The semi-nudes would never be put on a wall...YIKES ! I think you could come up with something fully clothed and still catch a seductive look in the eyes, or something of that nature. I took a pose of us like that ..... blew it up pretty big, it is hanging on our bedroom wall....it was the start of our rediscovering ourselves Mid life "honeymoon" phase ...it was one of our 1st photo shoots - a beautiful time for us, like a marker in our marraige. 

Yeah, only if you lived alone with your bedroom door shut when company came over.... would the semi-nudes seem an option. But you could do the professional studio thing & keep them in a book hidden in the closet!

Beautiful gift, do it while you are young. I wish we did it more then!

Here is some ideas : Boudoir Photographers | Sensual Photography For Women | Private Studio and Romantic Outdoor Sessions | Female Staff | Orange County | Ventura | Los Angeles | San Diego | Artistic Images

boudoir photography - Google Search


----------



## tacoma (May 1, 2011)

I've done several nude paintings of my wife and hung them in our room.
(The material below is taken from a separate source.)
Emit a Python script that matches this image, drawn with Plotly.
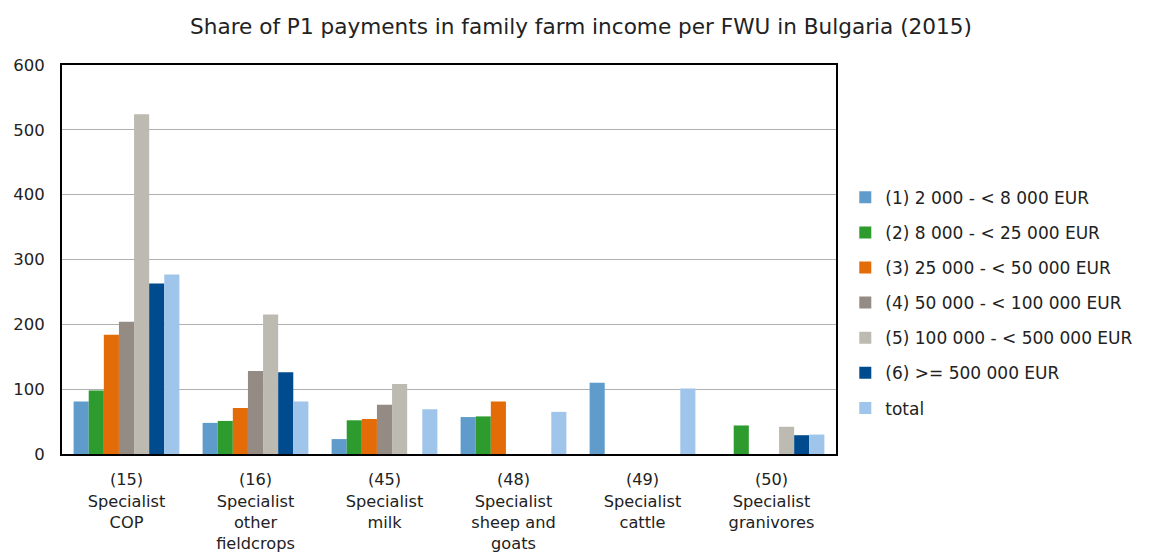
import plotly.graph_objects as go

categories = ["(15)<br>Specialist<br>COP", "(16)<br>Specialist<br>other<br>fieldcrops",
              "(45)<br>Specialist<br>milk", "(48)<br>Specialist<br>sheep and<br>goats",
              "(49)<br>Specialist<br>cattle", "(50)<br>Specialist<br>granivores"]

series_names = ["(1) 2 000 - < 8 000 EUR", "(2) 8 000 - < 25 000 EUR",
                "(3) 25 000 - < 50 000 EUR", "(4) 50 000 - < 100 000 EUR",
                "(5) 100 000 - < 500 000 EUR", "(6) >= 500 000 EUR", "total"]

s1 = [81, 48, 23, 57, 110, None]
s2 = [98, 51, 52, 58, None, 44]
s3 = [184, 71, 54, 81, None, None]
s4 = [204, 128, 76, None, None, None]
s5 = [524, 215, 108, None, None, 42]
s6 = [263, 126, None, None, None, 29]
total = [277, 81, 69, 65, 101, 30]

colors = ["#5F9BCB", "#2E9B2E", "#E36C09", "#948B84", "#BDBAB1", "#004B8D", "#9FC5EA"]

fig = go.Figure()
for i, (name, vals) in enumerate(zip(series_names, [s1, s2, s3, s4, s5, s6, total])):
    fig.add_trace(go.Bar(x=categories, y=vals, name=name, marker_color=colors[i],
                         marker_line_width=0, legendgroup=str(i)))

fig.update_layout(
    width=1146, height=544,
    margin=dict(l=54, r=318, t=57, b=98),
    paper_bgcolor="white", plot_bgcolor="white",
    font=dict(family="DejaVu Sans", size=16, color="#222"),
    title=dict(text="Share of P1 payments in family farm income per FWU in Bulgaria (2015)",
               x=0.5, xanchor="center", y=0.967, yanchor="middle",
               font=dict(size=21.6, color="#222")),
    barmode="group", bargap=0.18, bargroupgap=0,
    legend=dict(x=1.012, xanchor="left", y=0.705, yanchor="top",
                tracegroupgap=10, font=dict(size=17), itemwidth=30),
    showlegend=True,
)
fig.update_xaxes(showline=True, linecolor="black", linewidth=2, mirror=True,
                 ticks="", tickfont=dict(size=16.2), automargin=False,
                 ticklabelstandoff=10)
fig.update_yaxes(range=[0, 600], dtick=100, showgrid=True, gridcolor="#B0B0B0",
                 gridwidth=1, showline=True, linecolor="black", linewidth=2,
                 mirror=True, ticks="", tickfont=dict(size=16.5), zeroline=False,
                 ticklabelstandoff=12, automargin=False)

fig.write_html("out.html")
They were well executed and tasteful, my wife likes them.

I'm not so sure she'd feel the same if they were photos.

Do what makes you comfortable.
_Posted via Mobile Device_


----------



## anna garret 01 (Jan 22, 2012)

I think you should have the pics done but keep them in private for you and your hubby eyes only. Marriage is about having fun. Go for it!!


----------



## Enchantment (May 11, 2011)

Well, it seems there are two issues. The first is the hurdle of even being able to have your picture taken, and the second would be the display of it.
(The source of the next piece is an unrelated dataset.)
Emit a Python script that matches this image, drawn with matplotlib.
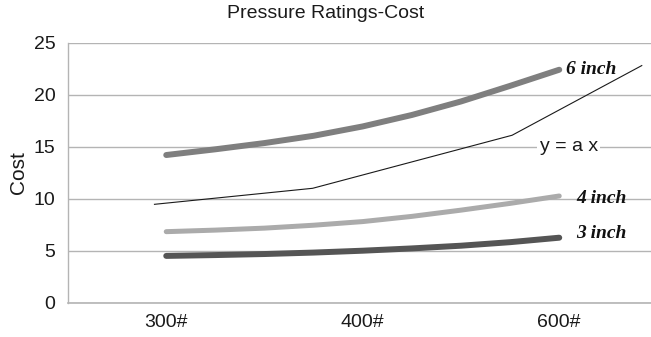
import matplotlib
matplotlib.use("Agg")
import matplotlib.pyplot as plt

# Pressure classes on the category axis
categories = ["300#", "400#", "600#"]

# Sample positions along the category axis (0 = 300#, 1 = 400#, 2 = 600#)
curve_x = [0.0, 0.25, 0.5, 0.75, 1.0, 1.25, 1.5, 1.75, 2.0]
cost_6in = [14.2, 14.75, 15.35, 16.05, 16.95, 18.05, 19.35, 20.85, 22.4]
cost_4in = [6.83, 6.98, 7.17, 7.45, 7.8, 8.3, 8.9, 9.55, 10.26]
cost_3in = [4.5, 4.58, 4.68, 4.82, 5.0, 5.22, 5.48, 5.82, 6.25]

# Linear reference line y = a x
ref_x = [-0.06, 0.745, 1.76, 2.42]
ref_y = [9.46, 11.0, 16.1, 22.8]

plt.rcParams["font.family"] = ["Liberation Sans", "DejaVu Sans"]

W, H = 651, 337
fig = plt.figure(figsize=(W / 100, H / 100), dpi=100)
ax = fig.add_axes([68 / W, (337 - 302.7) / H, 583 / W, 260 / H])

ax.set_xlim(-0.5, 2.467)
ax.set_ylim(0, 25)
ax.set_yticks([0, 5, 10, 15, 20, 25])
ax.set_xticks(range(len(categories)))
ax.set_xticklabels(categories)
ax.tick_params(axis="both", length=0, labelsize=14, colors="#1a1a1a")
ax.tick_params(axis="y", pad=9)
ax.tick_params(axis="x", pad=8)

ax.yaxis.grid(True, color="#b4b4b4", linewidth=1.0)
ax.set_axisbelow(True)
for side in ("top", "right"):
    ax.spines[side].set_visible(False)
ax.spines["left"].set_color("#b4b4b4")
ax.spines["bottom"].set_color("#b4b4b4")
ax.spines["left"].set_linewidth(1.0)
ax.spines["bottom"].set_linewidth(1.2)

ax.plot(ref_x, ref_y, color="#1a1a1a", linewidth=0.8, zorder=3)
line_style = dict(solid_capstyle="round", solid_joinstyle="round", zorder=4)
ax.plot(curve_x, cost_6in, color="#7f7f7f", linewidth=4.3, **line_style)
ax.plot(curve_x, cost_4in, color="#ababab", linewidth=3.6, **line_style)
ax.plot(curve_x, cost_3in, color="#555555", linewidth=4.3, **line_style)

label_font = dict(family=["Liberation Serif", "DejaVu Serif"], style="italic",
                  weight="bold", fontsize=14, color="#111111")
ax.annotate("6 inch", xy=(curve_x[-1], cost_6in[-1]), xytext=(5, 0),
            textcoords="offset points", va="center", ha="left", **label_font)
ax.annotate("4 inch", xy=(curve_x[-1], cost_4in[-1]), xytext=(12, -2),
            textcoords="offset points", va="center", ha="left", **label_font)
ax.annotate("3 inch", xy=(curve_x[-1], cost_3in[-1]), xytext=(12, 3),
            textcoords="offset points", va="center", ha="left", **label_font)

ax.text(1.9, 15, "y = a x", fontsize=14, color="#1a1a1a", va="center", ha="left",
        bbox=dict(facecolor="white", edgecolor="none", pad=2), zorder=5)

ax.set_ylabel("Cost", fontsize=15, color="#1a1a1a", labelpad=4)
fig.text(0.5, 1 - 14 / H, "Pressure Ratings-Cost", ha="center", va="center",
         fontsize=14, color="#1a1a1a")

fig.savefig("out.png", dpi=100)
I don't think you should totally discard his idea out of hand, but it may be that you can 'frame' it (sorry for the pun, couldn't help it) in a different way.
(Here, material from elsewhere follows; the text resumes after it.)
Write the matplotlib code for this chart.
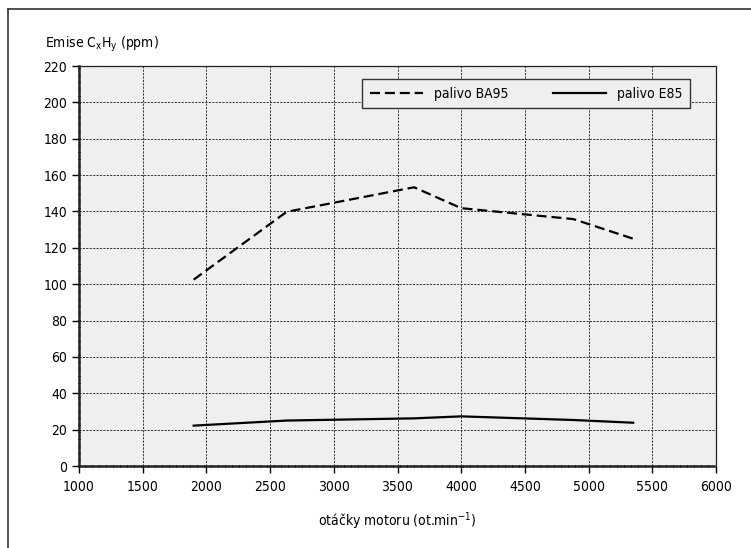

For the first hurdle of picture taking - you can take the photos yourself as SA suggested, OR you could BOTH be involved in the shot with a professional. Why just a shot of you? Why not some of him? Why not some of you both together? TBH, I'd rather have shots of my husband than of me or of both of us, and it's likewise the opposite for him. Maybe you can do some individual shots and some together shots.

And then for the display - a seductive, tasteful together head and shoulders shot of you two would be appropriate for the bedroom and would be a wonderful reminder everyday - and the racier shots could be kept in an album that you could look at in your leisure - and if they are of both of you - then you can both enjoy them. 

Best wishes.


----------



## L.M.COYL (Nov 16, 2010)

I think it is a great idea; I mean if you have really spent a great deal of time working out and getting into tip top shape in order to do it justice, then why not? If you're worth looking at and apparently, to your husband, you are and unless you do a lot of bedroom tours with your friends or think it tasteless and/or weirdness for your 18 year old son to view them, go for it! (even then, if you're in incredible shape, people would appreciate it simply because of the artistic merit and inherent beauty of the human form-modesty is overrated if you're gorgeous!)


----------



## I'mInLoveWithMyHubby (Nov 7, 2011)

Not on my wall. I'll send him photos on his cell, but he does delete them, so the kids don't see them. I've sent some pretty naughty photos to him.


----------



## par4 (Mar 8, 2012)

I like the idea, but would need to find a tasteful way to display one that meets OUR standards. My wife would like to have a his and hers wrapped together showing are love, made to look painted and covering all private parts. We got the idea from going to an art show in Tampa called Nude Nite. Search for it on google. We had a great time. I was surprised by her interest, she is very conservative.
_Posted via Mobile Device_


----------



## SunnyT (Jun 22, 2011)

I just saw something cool that you could do if you are too shy to take risque photos. I sure can't remember the name of it... "Love is Art" maybe. 

They send you a kit....large canvas and paints. Apparently, you and your partner smear paint on each other and then make love on the canvas, creating this large awesome abstract painting .... I looooooooove this idea! See? No one else knows what it is! 

Google it! 

And ya know... you can take sexy photographs without even being naked. You could choose lingerie, and they make the photos all blurry and old-timey.... or even wear a strapless bathing suit but drape fabric on you, so it only looks naked.... A good photographer will understand and know how to work around it so you are not uncomfortable.


----------



## romantic_guy (Nov 8, 2011)

I will say upfront that the kids are grown and gone so we don't have that issue. For our 25th anniversary my wife went to a professional boudoir photographer and had some sexy pictures taken for me. We bought them all! WOW!!! She is HOT!! When we went to look at the proofs, I had a hard time hiding my...excitement, if you know what I mean. We had one enlarged for the bedroom. It is an awesome sexy, romantic shot of her in lingerie. The ones that show more or in 8X10 frames. When we are having company, we replace the pictures with something else or hide them.

You could tell your son that your room is off limits and if he still goes in tell him that after he is married, you will go into his bedroom. :rofl:

Like others have said, you should feel great that he loves your body and thinks you are sexy.


----------



## par4 (Mar 8, 2012)

SunnyT said:


> I just saw something cool that you could do if you are too shy to take risque photos. I sure can't remember the name of it... "Love is Art" maybe.
> 
> They send you a kit....large canvas and paints. Apparently, you and your partner smear paint on each other and then make love on the canvas, creating this large awesome abstract painting .... I looooooooove this idea! See? No one else knows what it is!
> 
> ...


_Posted via Mobile Device_


----------



## par4 (Mar 8, 2012)

Did this it was great
_Posted via Mobile Device_


----------